## What is expected
Your task is to transcribe all of the data below exactly, omitting the images.

## Available records
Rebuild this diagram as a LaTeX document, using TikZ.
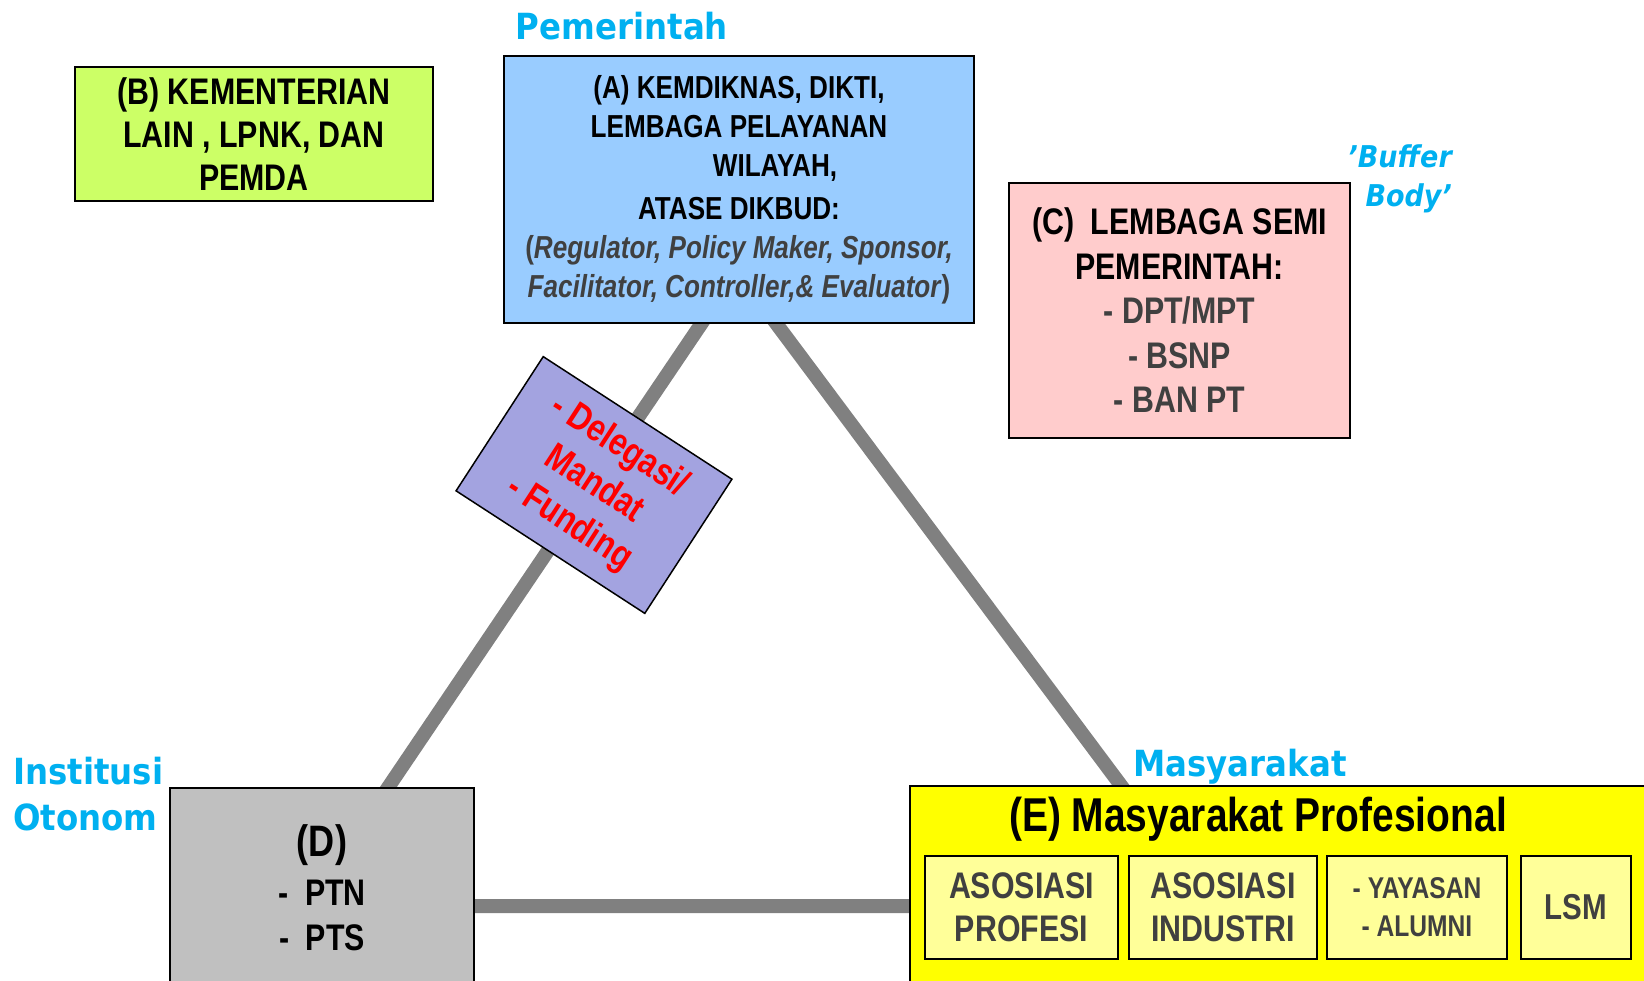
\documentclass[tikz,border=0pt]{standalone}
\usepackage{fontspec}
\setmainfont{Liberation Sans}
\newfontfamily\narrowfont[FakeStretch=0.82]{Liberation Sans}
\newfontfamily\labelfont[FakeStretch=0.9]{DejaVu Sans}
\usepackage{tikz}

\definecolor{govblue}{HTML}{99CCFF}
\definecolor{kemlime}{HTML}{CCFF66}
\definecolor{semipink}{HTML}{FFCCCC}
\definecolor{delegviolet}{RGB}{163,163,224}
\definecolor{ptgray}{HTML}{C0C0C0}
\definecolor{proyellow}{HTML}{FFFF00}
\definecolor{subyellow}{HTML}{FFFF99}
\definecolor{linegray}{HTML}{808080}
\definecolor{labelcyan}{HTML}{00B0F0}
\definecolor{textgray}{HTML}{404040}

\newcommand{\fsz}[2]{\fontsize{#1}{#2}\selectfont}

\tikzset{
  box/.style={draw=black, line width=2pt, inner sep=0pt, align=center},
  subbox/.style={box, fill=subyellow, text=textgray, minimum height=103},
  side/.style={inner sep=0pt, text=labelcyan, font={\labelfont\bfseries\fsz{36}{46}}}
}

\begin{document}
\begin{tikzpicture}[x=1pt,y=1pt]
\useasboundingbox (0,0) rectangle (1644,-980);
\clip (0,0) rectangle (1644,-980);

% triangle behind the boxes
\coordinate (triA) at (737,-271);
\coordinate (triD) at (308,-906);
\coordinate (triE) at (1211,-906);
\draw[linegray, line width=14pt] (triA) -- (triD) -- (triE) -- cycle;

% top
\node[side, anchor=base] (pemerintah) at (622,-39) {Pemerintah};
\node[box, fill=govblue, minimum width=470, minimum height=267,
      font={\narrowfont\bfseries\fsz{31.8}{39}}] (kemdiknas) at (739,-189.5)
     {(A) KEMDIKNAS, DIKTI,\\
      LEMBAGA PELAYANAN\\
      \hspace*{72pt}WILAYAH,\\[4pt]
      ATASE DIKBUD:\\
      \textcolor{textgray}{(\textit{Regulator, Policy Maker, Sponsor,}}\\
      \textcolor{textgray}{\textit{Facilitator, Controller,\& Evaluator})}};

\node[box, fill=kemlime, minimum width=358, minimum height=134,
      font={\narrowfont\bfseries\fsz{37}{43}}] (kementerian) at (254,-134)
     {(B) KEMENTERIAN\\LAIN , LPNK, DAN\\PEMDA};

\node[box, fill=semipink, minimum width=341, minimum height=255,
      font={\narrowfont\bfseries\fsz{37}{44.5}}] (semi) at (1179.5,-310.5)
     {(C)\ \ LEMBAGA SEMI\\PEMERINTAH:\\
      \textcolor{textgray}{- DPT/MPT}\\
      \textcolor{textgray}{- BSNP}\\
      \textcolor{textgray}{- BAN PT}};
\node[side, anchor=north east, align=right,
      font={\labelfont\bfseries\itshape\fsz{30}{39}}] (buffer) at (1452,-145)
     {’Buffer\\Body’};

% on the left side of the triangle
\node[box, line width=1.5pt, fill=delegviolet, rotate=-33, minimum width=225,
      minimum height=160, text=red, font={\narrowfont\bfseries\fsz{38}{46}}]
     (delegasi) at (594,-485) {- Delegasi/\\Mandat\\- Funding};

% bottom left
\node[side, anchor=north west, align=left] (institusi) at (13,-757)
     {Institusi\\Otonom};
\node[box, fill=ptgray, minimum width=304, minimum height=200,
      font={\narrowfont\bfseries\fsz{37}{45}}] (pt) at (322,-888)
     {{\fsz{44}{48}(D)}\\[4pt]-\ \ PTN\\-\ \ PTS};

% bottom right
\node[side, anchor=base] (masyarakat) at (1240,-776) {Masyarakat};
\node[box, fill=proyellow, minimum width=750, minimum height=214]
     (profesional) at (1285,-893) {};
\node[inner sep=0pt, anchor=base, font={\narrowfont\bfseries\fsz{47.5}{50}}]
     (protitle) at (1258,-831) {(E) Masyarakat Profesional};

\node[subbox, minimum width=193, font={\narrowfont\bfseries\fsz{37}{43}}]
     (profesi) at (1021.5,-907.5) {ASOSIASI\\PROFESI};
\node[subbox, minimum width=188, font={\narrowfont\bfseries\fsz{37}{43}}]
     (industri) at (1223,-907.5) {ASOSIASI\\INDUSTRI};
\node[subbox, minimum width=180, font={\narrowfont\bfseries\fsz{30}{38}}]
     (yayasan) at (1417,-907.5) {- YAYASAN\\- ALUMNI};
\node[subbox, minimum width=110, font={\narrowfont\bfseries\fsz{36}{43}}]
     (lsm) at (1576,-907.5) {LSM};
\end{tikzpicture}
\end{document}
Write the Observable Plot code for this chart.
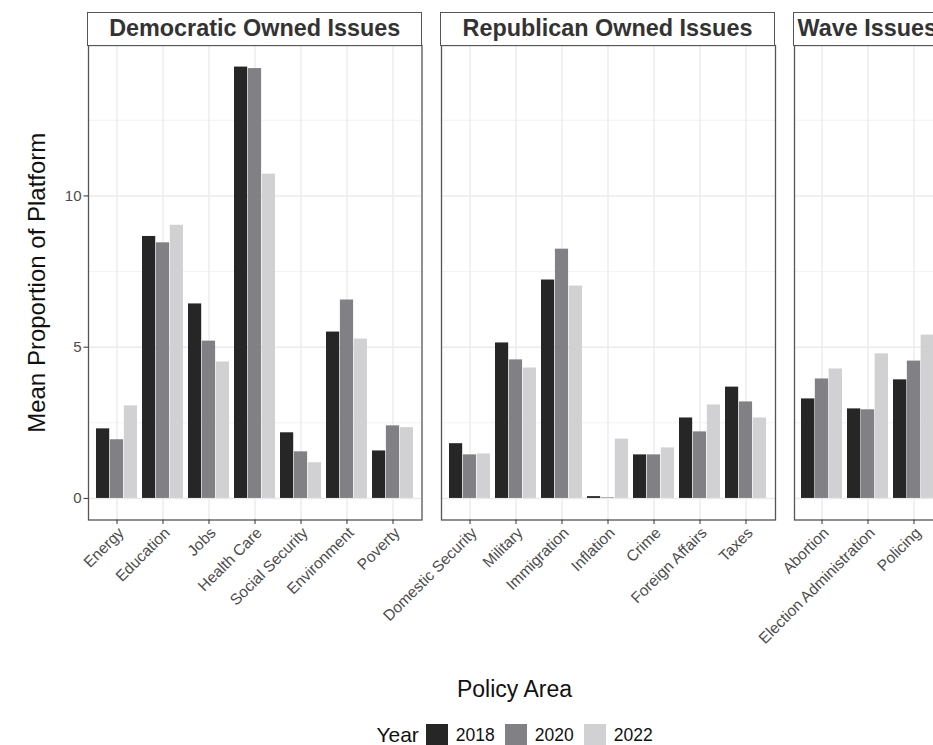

## Solved exercise
Rebuild this diagram as a LaTeX document, using TikZ.
\documentclass[tikz,border=0pt]{standalone}
\usepackage{fontspec}
\setmainfont{Liberation Sans}
\newfontfamily\narrowfont[FakeStretch=0.82]{Liberation Sans}
\newfontfamily\labelfont[FakeStretch=0.9]{DejaVu Sans}
\usepackage{tikz}

\definecolor{govblue}{HTML}{99CCFF}
\definecolor{kemlime}{HTML}{CCFF66}
\definecolor{semipink}{HTML}{FFCCCC}
\definecolor{delegviolet}{RGB}{163,163,224}
\definecolor{ptgray}{HTML}{C0C0C0}
\definecolor{proyellow}{HTML}{FFFF00}
\definecolor{subyellow}{HTML}{FFFF99}
\definecolor{linegray}{HTML}{808080}
\definecolor{labelcyan}{HTML}{00B0F0}
\definecolor{textgray}{HTML}{404040}

\newcommand{\fsz}[2]{\fontsize{#1}{#2}\selectfont}

\tikzset{
  box/.style={draw=black, line width=2pt, inner sep=0pt, align=center},
  subbox/.style={box, fill=subyellow, text=textgray, minimum height=103},
  side/.style={inner sep=0pt, text=labelcyan, font={\labelfont\bfseries\fsz{36}{46}}}
}

\begin{document}
\begin{tikzpicture}[x=1pt,y=1pt]
\useasboundingbox (0,0) rectangle (1644,-980);
\clip (0,0) rectangle (1644,-980);

% triangle behind the boxes
\coordinate (triA) at (737,-271);
\coordinate (triD) at (308,-906);
\coordinate (triE) at (1211,-906);
\draw[linegray, line width=14pt] (triA) -- (triD) -- (triE) -- cycle;

% top
\node[side, anchor=base] (pemerintah) at (622,-39) {Pemerintah};
\node[box, fill=govblue, minimum width=470, minimum height=267,
      font={\narrowfont\bfseries\fsz{31.8}{39}}] (kemdiknas) at (739,-189.5)
     {(A) KEMDIKNAS, DIKTI,\\
      LEMBAGA PELAYANAN\\
      \hspace*{72pt}WILAYAH,\\[4pt]
      ATASE DIKBUD:\\
      \textcolor{textgray}{(\textit{Regulator, Policy Maker, Sponsor,}}\\
      \textcolor{textgray}{\textit{Facilitator, Controller,\& Evaluator})}};

\node[box, fill=kemlime, minimum width=358, minimum height=134,
      font={\narrowfont\bfseries\fsz{37}{43}}] (kementerian) at (254,-134)
     {(B) KEMENTERIAN\\LAIN , LPNK, DAN\\PEMDA};

\node[box, fill=semipink, minimum width=341, minimum height=255,
      font={\narrowfont\bfseries\fsz{37}{44.5}}] (semi) at (1179.5,-310.5)
     {(C)\ \ LEMBAGA SEMI\\PEMERINTAH:\\
      \textcolor{textgray}{- DPT/MPT}\\
      \textcolor{textgray}{- BSNP}\\
      \textcolor{textgray}{- BAN PT}};
\node[side, anchor=north east, align=right,
      font={\labelfont\bfseries\itshape\fsz{30}{39}}] (buffer) at (1452,-145)
     {’Buffer\\Body’};

% on the left side of the triangle
\node[box, line width=1.5pt, fill=delegviolet, rotate=-33, minimum width=225,
      minimum height=160, text=red, font={\narrowfont\bfseries\fsz{38}{46}}]
     (delegasi) at (594,-485) {- Delegasi/\\Mandat\\- Funding};

% bottom left
\node[side, anchor=north west, align=left] (institusi) at (13,-757)
     {Institusi\\Otonom};
\node[box, fill=ptgray, minimum width=304, minimum height=200,
      font={\narrowfont\bfseries\fsz{37}{45}}] (pt) at (322,-888)
     {{\fsz{44}{48}(D)}\\[4pt]-\ \ PTN\\-\ \ PTS};

% bottom right
\node[side, anchor=base] (masyarakat) at (1240,-776) {Masyarakat};
\node[box, fill=proyellow, minimum width=750, minimum height=214]
     (profesional) at (1285,-893) {};
\node[inner sep=0pt, anchor=base, font={\narrowfont\bfseries\fsz{47.5}{50}}]
     (protitle) at (1258,-831) {(E) Masyarakat Profesional};

\node[subbox, minimum width=193, font={\narrowfont\bfseries\fsz{37}{43}}]
     (profesi) at (1021.5,-907.5) {ASOSIASI\\PROFESI};
\node[subbox, minimum width=188, font={\narrowfont\bfseries\fsz{37}{43}}]
     (industri) at (1223,-907.5) {ASOSIASI\\INDUSTRI};
\node[subbox, minimum width=180, font={\narrowfont\bfseries\fsz{30}{38}}]
     (yayasan) at (1417,-907.5) {- YAYASAN\\- ALUMNI};
\node[subbox, minimum width=110, font={\narrowfont\bfseries\fsz{36}{43}}]
     (lsm) at (1576,-907.5) {LSM};
\end{tikzpicture}
\end{document}
Write the Observable Plot code for this chart.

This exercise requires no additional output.